La escuela pública
Cuando yo iba al colegio de “los curas” en mi ciudad natal, al salir de las clases debíamos, mis compañeros y yo, andar con cuidado y echar a correr si nos percatábamos de que los chavales de la Escuela de la Villa (es decir las Escuelas Nacionales de la época, vamos, la escuela pública) venían a celebrar también su salida de clase a pedradas, por ser nosotros los pijos de “los frailes”.
Entonces, las escuelas públicas eran literalmente guetos en los que se recogía a la chiquillería más vulnerable y abandonada, sin mucha esperanza de salir a flote del destino, a pesar de su paso por las escuelas de entonces, desprestigiadas, retiradas al ostracismo, casi relegadas a la mera acogida de los niños, para que fueran creciendo sin mayores alicientes que los propios de sus travesuras dejadas a su infortunio, porque tampoco iban a merecer más esfuerzo en su educación que el estricto paso por la escuela que no los fuera a “desasnar” más allá de lo imprescindible.
Cuando me incorporé a mi primer empleo como docente, en una escuela pública, el 7 de enero de 1975, en una localidad guipuzcoana del corazón corporativista de prometedor futuro laboral y económico para la zona, lo que me encontré fue un caserón medio abandonado, en pésimo estado, con un claustro de maestros/maestras poco motivados, anticuados en sus metodologías, abandonados por la propia Administración, interesados en asegurar “las permanencias”, aquellos pluses que se añadían a los magros jornales de aquellos maestros que, recuerdo, podían limitarse a “contratar” a cualquier amigo/a por una pequeña propina, mordida, para poder ausentarse de sus puestos de trabajo.
Ese era el sistema y esa era la nula importancia que había dado el régimen a la educación encargada a la escuela pública. Al menos de modo muy generalizado.
Pronto pasé a formar parte del Movimiento en defensa de la Escuela pública vasca, en aquellos años de indefinición y cierta perturbación, hasta lograr entre muchos iniciar el auge digno, responsable y pedagógico de, efectivamente, la escuela pública, en este caso, “vasca”.
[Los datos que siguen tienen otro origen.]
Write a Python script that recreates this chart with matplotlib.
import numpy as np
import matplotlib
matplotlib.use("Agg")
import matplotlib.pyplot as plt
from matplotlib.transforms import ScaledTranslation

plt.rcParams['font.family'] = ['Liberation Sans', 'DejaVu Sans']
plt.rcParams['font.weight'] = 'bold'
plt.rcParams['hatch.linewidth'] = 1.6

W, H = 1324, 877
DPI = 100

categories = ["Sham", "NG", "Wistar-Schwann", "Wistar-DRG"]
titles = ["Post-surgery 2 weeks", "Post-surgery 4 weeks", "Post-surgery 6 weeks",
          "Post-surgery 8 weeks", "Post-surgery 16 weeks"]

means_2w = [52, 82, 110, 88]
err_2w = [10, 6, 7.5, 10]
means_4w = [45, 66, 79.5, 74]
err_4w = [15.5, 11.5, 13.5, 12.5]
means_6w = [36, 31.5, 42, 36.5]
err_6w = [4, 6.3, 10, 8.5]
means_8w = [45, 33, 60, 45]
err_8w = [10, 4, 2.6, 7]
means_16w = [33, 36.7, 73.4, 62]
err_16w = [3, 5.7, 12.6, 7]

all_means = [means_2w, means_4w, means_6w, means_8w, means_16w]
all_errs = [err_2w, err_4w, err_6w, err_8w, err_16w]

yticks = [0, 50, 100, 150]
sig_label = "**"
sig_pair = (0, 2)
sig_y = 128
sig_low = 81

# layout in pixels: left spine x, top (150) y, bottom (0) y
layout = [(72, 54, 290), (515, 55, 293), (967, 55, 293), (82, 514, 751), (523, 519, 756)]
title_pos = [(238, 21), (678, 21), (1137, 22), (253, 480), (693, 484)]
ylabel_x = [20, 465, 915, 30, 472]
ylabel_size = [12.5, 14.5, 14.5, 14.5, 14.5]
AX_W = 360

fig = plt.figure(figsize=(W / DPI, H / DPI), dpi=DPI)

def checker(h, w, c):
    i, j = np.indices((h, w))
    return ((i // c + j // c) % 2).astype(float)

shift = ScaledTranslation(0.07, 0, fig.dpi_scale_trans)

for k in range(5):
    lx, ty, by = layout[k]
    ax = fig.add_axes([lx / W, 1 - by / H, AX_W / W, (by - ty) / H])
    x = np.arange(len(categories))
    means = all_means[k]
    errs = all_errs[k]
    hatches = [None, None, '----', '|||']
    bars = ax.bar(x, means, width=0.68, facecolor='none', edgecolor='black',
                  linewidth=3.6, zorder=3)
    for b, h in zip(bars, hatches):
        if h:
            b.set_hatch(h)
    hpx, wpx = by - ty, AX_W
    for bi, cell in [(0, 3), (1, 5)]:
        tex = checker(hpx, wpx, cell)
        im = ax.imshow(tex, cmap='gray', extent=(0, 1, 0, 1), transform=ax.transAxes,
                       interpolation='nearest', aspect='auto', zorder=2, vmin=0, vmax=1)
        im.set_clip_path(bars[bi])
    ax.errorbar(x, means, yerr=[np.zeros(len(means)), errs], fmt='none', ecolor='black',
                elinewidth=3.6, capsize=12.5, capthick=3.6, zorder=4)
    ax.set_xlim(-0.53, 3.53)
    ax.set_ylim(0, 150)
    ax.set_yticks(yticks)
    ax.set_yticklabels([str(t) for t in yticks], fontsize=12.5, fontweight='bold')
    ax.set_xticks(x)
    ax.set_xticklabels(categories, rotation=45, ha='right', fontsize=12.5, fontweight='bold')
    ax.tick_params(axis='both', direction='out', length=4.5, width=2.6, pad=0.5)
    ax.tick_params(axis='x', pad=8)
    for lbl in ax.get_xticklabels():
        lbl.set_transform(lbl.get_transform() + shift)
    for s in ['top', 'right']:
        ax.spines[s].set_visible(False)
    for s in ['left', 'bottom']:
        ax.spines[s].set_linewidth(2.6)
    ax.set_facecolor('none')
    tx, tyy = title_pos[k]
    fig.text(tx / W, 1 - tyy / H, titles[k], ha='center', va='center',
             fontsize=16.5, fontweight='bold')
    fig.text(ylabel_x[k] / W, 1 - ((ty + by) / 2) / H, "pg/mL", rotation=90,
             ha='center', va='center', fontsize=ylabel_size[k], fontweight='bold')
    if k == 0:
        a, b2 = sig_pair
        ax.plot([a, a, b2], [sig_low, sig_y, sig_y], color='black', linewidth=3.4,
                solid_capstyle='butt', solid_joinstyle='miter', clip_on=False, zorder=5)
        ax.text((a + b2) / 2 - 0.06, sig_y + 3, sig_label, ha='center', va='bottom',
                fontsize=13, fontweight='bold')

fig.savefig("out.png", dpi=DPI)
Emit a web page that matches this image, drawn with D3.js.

Recuerdo que entre otras actuaciones, se logró, en la ciudad en la que yo trabajaba, vecina a Arrasate (Mondragón), comprometer a un grupo de familias para que “llevasen a sus hijos a hacer el primer curso a la escuela pública”, por cierto todas ellas euzkaldunas y vascoparlantes. También se iniciaron, y no sin dificultades y plantones de parte del profesorado, las asociaciones de padres y madres. Y aquello fue el principio de un renacer… desde el tiempo, sin duda, de la II República.